SEO crawlers are specialized tools used by digital marketers or website owners to gain insights and optimize their websites for search engine rankings. Examples include Screaming Frog and SEMrush Bot.
Data mining crawlers are employed to gather specific data from websites for research or analysis purposes. They might focus on extracting information such as pricing data, customer reviews, or social media mentions.
Spambots and other types of crawlers are designed to perform unwanted or malicious activities, such as harvesting email addresses for spam purposes.
Examples of crawler
Googlebot
Googlebot is the most well-known crawler, used by Google to discover new and updated pages to be added to the Google index. The process begins with a list of webpage URLs generated from previous crawls and sitemaps provided by website owners. As Googlebot accesses these websites it detects links on each page and adds them to its list of pages to crawl.
Screaming Frog
Screaming Frog is a very popular SEO Spider tool that acts as a website crawler. It provides insights into how crawlable a website is from an SEO standpoint. The software creates a crawl map and presents reports on problems like broken links, server errors, duplicate content, missing meta tags, and other crucial SEO elements.
Bingbot
Bingbot is a crawler used by Bing to access and index content from across the web. Like Googlebot, Bingbot also uses an algorithmic process to determine which sites to crawl, how often, and how many pages to fetch from each site.
Handy tips about crawler
Make sure your website is easily crawled
Ensure that your website is well structured and that all content is accessible within a few clicks from your homepage. This makes it easier for the crawler to index your site.
Use Robots.txt file correctly
Robots.txt is a file at the root of your site that indicates parts of your site you don’t want accessed by crawler.
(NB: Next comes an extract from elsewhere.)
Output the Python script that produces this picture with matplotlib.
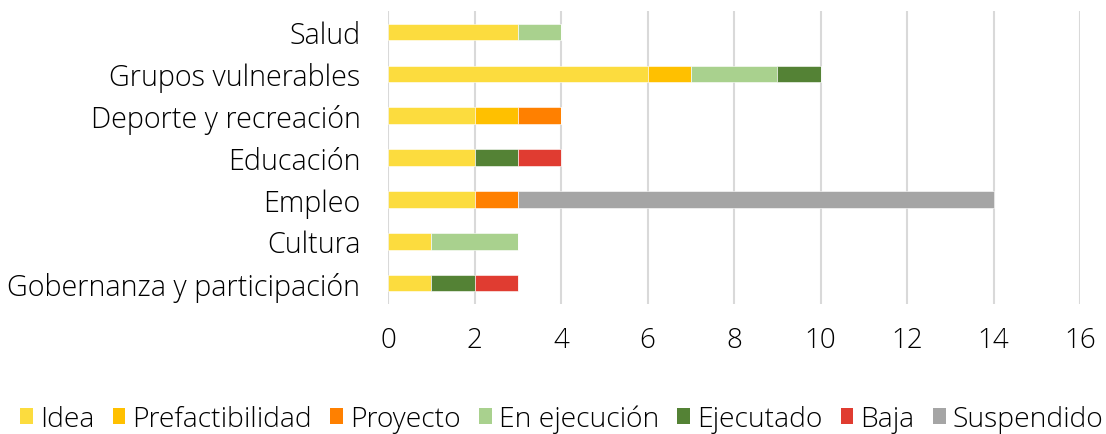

Use it correctly to prevent the crawler from indexing unnecessary or sensitive data.
Update content regularly
Having fresh and updated content is another important factor. Crawlers prioritize frequent updates in its indexing and ranking process.
Conclusion
As we move toward an exponentially expanding digital universe, crawlers are becoming increasingly essential for search engines, digital marketers, SEO professionals, and website owners alike. Understanding the functionality and benefits that crawlers offer can give you the competitive edge in the digital space.
Remember, the more crawler-friendly your website is, the better are your chances of being noticed by your targeted audience. So, educate yourself more, and adapt to the ever-evolving digital landscape.
Frequently Asked Questions
How can I check what a web crawler has indexed on my website?
You can use Google’s “site:example.com” search syntax to see what Google has indexed from your website. Replace “example.com” with your actual domain.
How can I prevent a crawler from indexing a specific page on my website?
You can use the “robots.txt” file or the “noindex” meta tag on the webpage you want to exclude from crawlers.
How often do web crawlers visit my site?
The frequency of a web crawler visiting your website largely depends on how often you update your content and the specifics of the search engine’s crawling algorithm.